The Italian Dream

With the new Center-Left government of Romano Prodi, politics in Italy has been back to being boring (which is, by the way, a good thing – Ask a Taiwanese, not to mention an Israeli, if they wouldn’t rather prefer their country to have a boring political life) and incomprehensible. There has been much drama about a proposal to create a form of civil unions open both to unmarried opposite-sex couples living together as well as to same-sex couples. As best as I can understand it, the controversy is over whether the new law will protect the rights of the couple, or the rights of the two people who are in the couple. Or perhaps it’s the rights of the two people as members of the couple versus the rights of the people as individuals. See? I told you.

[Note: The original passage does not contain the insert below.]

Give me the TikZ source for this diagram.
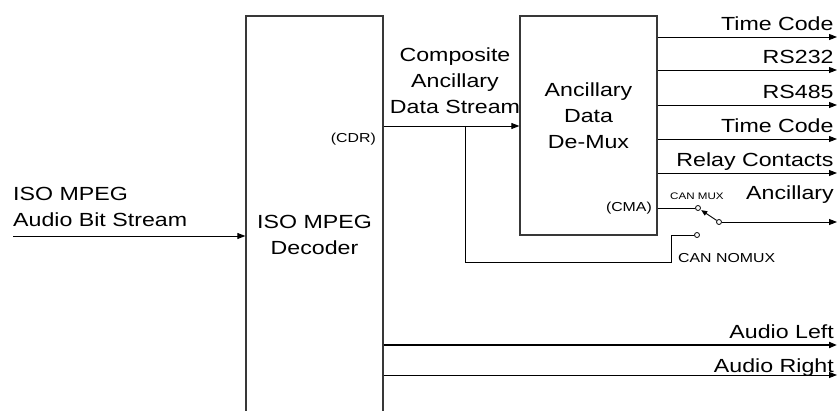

Then there is the case of the expansion of the American military base in Vicenza, which has been approved by the government despite widespread, and bipartisan, local opposition. The majority in the Senate presented a motion to have a debate on something about this, but then opposition presented a counter-motion to “approve the decision of the government,” and the motion of the opposition passed. Even though they are a minority, but they voted formally in favor of the majority, though it was to spite them…

Anyways, it’s not wonder that the New York Times has not been talking about Italian politics for a while. Unlike me, they try to write about things that their readers actually care to read. (Even though, for some reason, Maureen Dowd is still writing in the Op-Ed page.)

Until yesterday, that is, when Veronica Lario, wife of former prime minister Silvio Berlusconi, sent a letter to the editor of Rupubblica, one of the top two Italian newspapers. In the letter, she complains about Silvio flirting with women at an award cerimony for certain TV prizes, sort of the Italian Emmys. The letter was published in the first page, and, as can be imagined, it was widely commented about. In his typical mix of personal, public, and political, Berlusconi wrote a public reply (in which he apologizes and proclaims his eternal love for his wife) that circulated through the press office of Forza Italia (the political party he founded and leads).

Now, this is the stuff that the New York Times likes to write about. Among various cheap shots, the article has the following most insightful quote from Beppe Severgnini:

[Berlusconi] embodies the Italian dream of being everything, of pleasing everyone (and indulging himself in everything), without giving up anything.